Open Mike Eagle
Dark Comedy
10 June 2014
Mello Music Group
4 stars out of 5
Art rapper Michael Eagle II demands that you respect his
qualifiers. If you have no idea what a qualifier is, and instead prefer your
hip hop with a large dose of bitches, hoes, and bling, you would be
well-advised to look elsewhere. Eagle isn’t interested in catering to your
needs. This is a rapper who knows how to properly employ the literary term “trope”
in a rhyme. If you have no idea what a trope is… (see above). Eagle has a sense
of humour, but he isn’t interested in being your dancing clown either. Eagle is
a poet with great flow, and he’s interested only in following his muse.
“Jay-Z’s been around since the ‘20s,” Eagle says on “Very
Much Money (Ice King Dream),” during the course of which he exposes the
capitalist dream of money (and more money) as a scam, unimportant to happiness,
and lacking in any value.

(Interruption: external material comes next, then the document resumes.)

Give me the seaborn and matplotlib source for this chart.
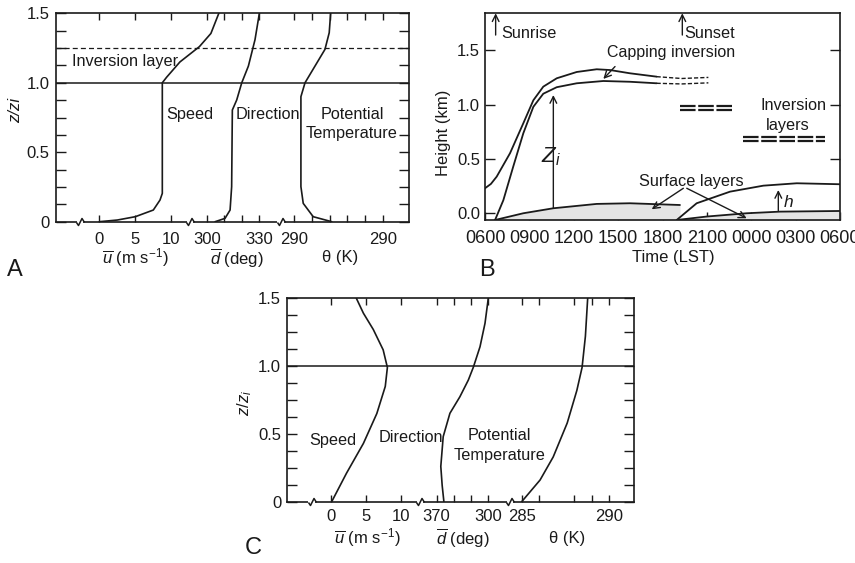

On the album’s comedic centerpiece, “Doug Stamper
(Advice Raps),” Eagle again pokes fun at Jay-Z (and by extension Ice-T and 2
Live Crew), acknowledging that “99 Problems” was a great track, but “if you got
more than, like, three, then something’s wrong.” On “Sadface Penance Raps,”

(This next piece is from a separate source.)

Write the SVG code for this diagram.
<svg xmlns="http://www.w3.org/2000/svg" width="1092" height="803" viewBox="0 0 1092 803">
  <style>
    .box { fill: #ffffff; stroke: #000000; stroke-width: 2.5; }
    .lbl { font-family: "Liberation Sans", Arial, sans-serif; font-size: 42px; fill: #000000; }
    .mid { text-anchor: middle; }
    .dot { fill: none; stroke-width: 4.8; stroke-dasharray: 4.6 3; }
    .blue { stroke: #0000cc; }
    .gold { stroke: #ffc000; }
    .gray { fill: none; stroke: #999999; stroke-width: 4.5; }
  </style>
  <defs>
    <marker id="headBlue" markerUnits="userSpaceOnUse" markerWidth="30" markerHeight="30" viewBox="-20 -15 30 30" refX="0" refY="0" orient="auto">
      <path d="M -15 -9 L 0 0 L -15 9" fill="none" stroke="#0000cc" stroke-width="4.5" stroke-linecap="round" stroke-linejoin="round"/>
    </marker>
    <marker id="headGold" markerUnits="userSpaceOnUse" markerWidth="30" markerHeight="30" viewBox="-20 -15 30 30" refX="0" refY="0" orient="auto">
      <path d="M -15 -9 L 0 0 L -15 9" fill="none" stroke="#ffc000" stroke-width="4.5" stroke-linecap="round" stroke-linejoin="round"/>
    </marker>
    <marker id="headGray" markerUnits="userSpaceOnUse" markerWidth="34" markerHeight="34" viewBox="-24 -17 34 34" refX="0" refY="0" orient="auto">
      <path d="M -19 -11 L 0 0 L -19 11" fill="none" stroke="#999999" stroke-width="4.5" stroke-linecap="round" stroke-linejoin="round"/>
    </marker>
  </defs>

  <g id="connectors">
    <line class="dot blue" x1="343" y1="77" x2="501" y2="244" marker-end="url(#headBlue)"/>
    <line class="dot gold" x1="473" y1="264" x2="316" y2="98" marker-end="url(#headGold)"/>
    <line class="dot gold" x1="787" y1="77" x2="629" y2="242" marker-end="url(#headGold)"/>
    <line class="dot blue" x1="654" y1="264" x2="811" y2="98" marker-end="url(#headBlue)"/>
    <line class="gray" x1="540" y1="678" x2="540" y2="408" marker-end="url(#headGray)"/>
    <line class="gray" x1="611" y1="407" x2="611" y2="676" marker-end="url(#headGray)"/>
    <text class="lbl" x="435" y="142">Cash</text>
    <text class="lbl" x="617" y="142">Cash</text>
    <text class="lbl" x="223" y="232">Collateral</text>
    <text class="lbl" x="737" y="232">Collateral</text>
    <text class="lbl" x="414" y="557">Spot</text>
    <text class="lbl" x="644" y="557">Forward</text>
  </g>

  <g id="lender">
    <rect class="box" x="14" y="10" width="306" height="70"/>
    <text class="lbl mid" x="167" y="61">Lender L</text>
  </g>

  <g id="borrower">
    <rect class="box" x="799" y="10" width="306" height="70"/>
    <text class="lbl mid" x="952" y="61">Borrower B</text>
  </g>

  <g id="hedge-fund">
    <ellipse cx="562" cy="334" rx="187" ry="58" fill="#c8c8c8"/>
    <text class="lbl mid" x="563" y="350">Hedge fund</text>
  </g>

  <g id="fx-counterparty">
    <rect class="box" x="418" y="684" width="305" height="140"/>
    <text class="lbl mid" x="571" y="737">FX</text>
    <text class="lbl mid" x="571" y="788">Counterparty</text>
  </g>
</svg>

Eagle boasts about how old and brittle he is and how nothing ever goes right,
until the track itself malfunctions in the middle of a line. “Deathmate Black”

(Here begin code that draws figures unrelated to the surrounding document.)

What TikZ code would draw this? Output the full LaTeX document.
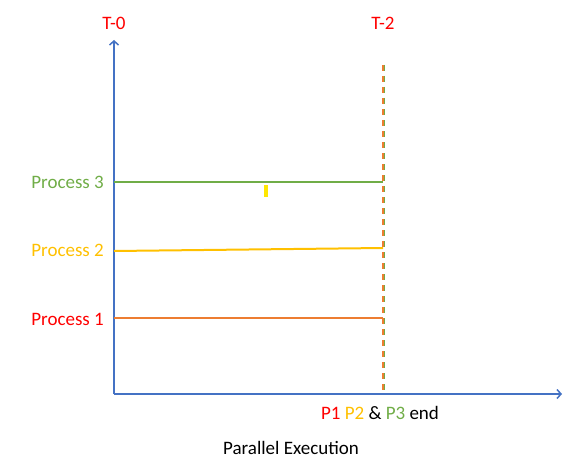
\documentclass[tikz,border=0pt]{standalone}
\usepackage{fontspec}
\setmainfont{Carlito}
\usetikzlibrary{arrows.meta}
\definecolor{axisblue}{HTML}{4472C4}
\definecolor{pgreen}{HTML}{70AD47}
\definecolor{pyellow}{HTML}{FFC000}
\definecolor{porange}{HTML}{ED7D31}
\definecolor{pred}{HTML}{FF0000}
\begin{document}
\begin{tikzpicture}[x=1pt,y=-1pt,
    axis/.style ={axisblue, line width=1.5pt, -{Straight Barb[length=4pt,width=9pt]}},
    label/.style ={font=\fontsize{19}{21}\selectfont, inner sep=0pt},
    procline/.style ={line width=2pt}]
   \useasboundingbox (0,0) rectangle (585,468);
   % axes
   \coordinate (O) at (114,394);
   \coordinate (Ytop) at (114,40);
   \coordinate (Xend) at (562,394);
   \draw[axis] (O) -- (Ytop);
   \draw[axis] (O) -- (Xend);
   \node[label, text=pred] (T0) at (114,23) {T-0};
   \node[label, text=pred] (T2) at (383,23) {T-2};
   % end line
   \coordinate (Dtop) at (383,65);
   \coordinate (Dbot) at (383,394);
   \draw[porange, line width=3pt, dash pattern=on 6pt off 5pt] (Dtop) -- (Dbot);
   \draw[pgreen, line width=0.8pt, dash pattern=on 6pt off 5pt] ([xshift=1.2pt]Dtop) -- ([xshift=1.2pt]Dbot);
   % processes
   \node[label, text=pgreen, anchor=east] (P3) at (104,182) {Process 3};
   \node[label, text=pyellow, anchor=east] (P2) at (104,250) {Process 2};
   \node[label, text=pred, anchor=east] (P1) at (104,319) {Process 1};
   \draw[procline, pgreen] (114,182) -- (383,182);
   \draw[procline, pyellow] (114,251) -- (383,248);
   \draw[procline, porange] (114,318) -- (383,318);
   \fill[yellow!90!orange] (264,185) rectangle (268,197);
   % captions
   \node[label] (End) at (380,413) {\textcolor{pred}{P1} \textcolor{pyellow}{P2} \& \textcolor{pgreen}{P3} end};
   \node[label] (Title) at (291,448) {Parallel Execution};
 \end{tikzpicture}
\end{document}
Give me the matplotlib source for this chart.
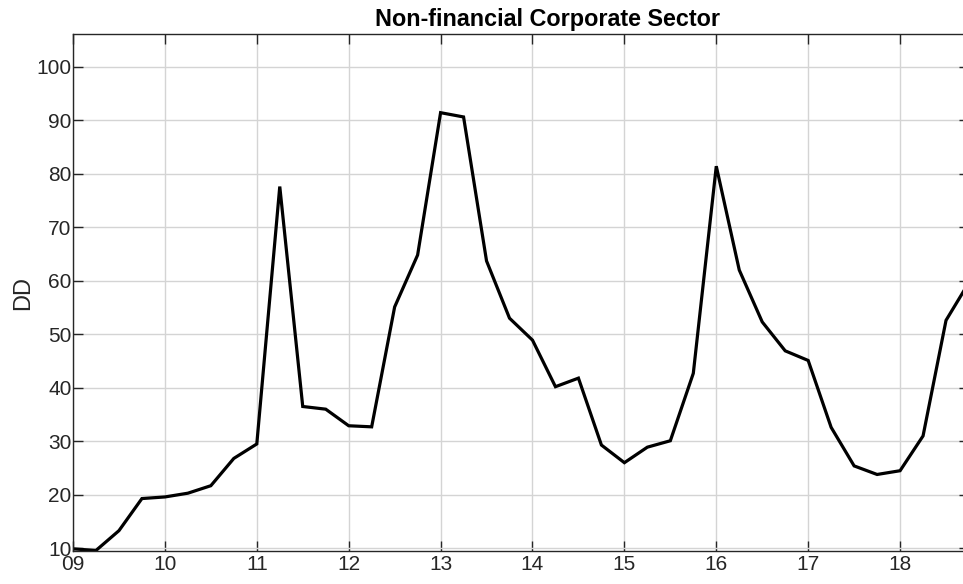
import numpy as np
import matplotlib.pyplot as plt

plt.rcParams['font.family'] = ['Liberation Sans', 'DejaVu Sans']

# quarterly distance-to-default, 2009Q1 .. 2018Q4
quarters = np.arange(2009.0, 2019.0, 0.25) - 2000
dd = [9.9, 9.6, 13.3, 19.3,
      19.6, 20.3, 21.7, 26.8,
      29.5, 77.6, 36.5, 36.0,
      32.9, 32.7, 55.1, 64.8,
      91.4, 90.6, 63.7, 53.0,
      48.9, 40.2, 41.8, 29.3,
      26.0, 28.9, 30.1, 42.7,
      81.4, 62.0, 52.3, 46.9,
      45.1, 32.6, 25.4, 23.8,
      24.5, 31.0, 52.6, 59.7]
xticks = np.arange(9, 19)
xlabels = ['%02d' % t for t in xticks]
yticks = np.arange(10, 101, 10)

fig = plt.figure(figsize=(9.63, 5.84), dpi=100)
ax = fig.add_axes([73 / 963, 33 / 584, 896 / 963, 517 / 584])

ax.plot(quarters, dd, color='black', lw=2.3, solid_joinstyle='miter')

ax.set_xlim(9, 18.75)
ax.set_ylim(9.5, 106.1)
ax.set_xticks(xticks)
ax.set_xticklabels(xlabels)
ax.set_yticks(yticks)

ax.grid(True, color='#d4d4d4', lw=1)
ax.set_axisbelow(True)
ax.tick_params(direction='in', length=7.5, width=1, top=True, right=True,
               labelsize=15, colors='#262626')
ax.tick_params(axis='x', pad=3)
ax.tick_params(axis='y', pad=1)
for s in ax.spines.values():
    s.set_color('#262626')
    s.set_linewidth(1)

ax.set_ylabel('DD', fontsize=17, color='#262626', labelpad=1.5)
ax.set_title('Non-financial Corporate Sector', fontsize=16.8,
             fontweight='bold', x=0.53)

fig.savefig('out.png', dpi=100)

lays waste to both religion and conspiracy theories with the same
anti-capitalist gun, declaring them to be simply an opportunity for profit, and
once they stop being profitable, no one will ask you to continue to believe.
Dark Comedy isn’t
simply the antidote to the hollow, vacant rap of Migos, Young Thug, and the
like, it’s the atomic bomb that blasts those uninteresting and annoying MCs off
the hip hop landscape. Eagle fights gang bangers with education, and fights
money worship with economic dialectic, and wins both battles. And, as an added
bonus, it’s got some dope beats too.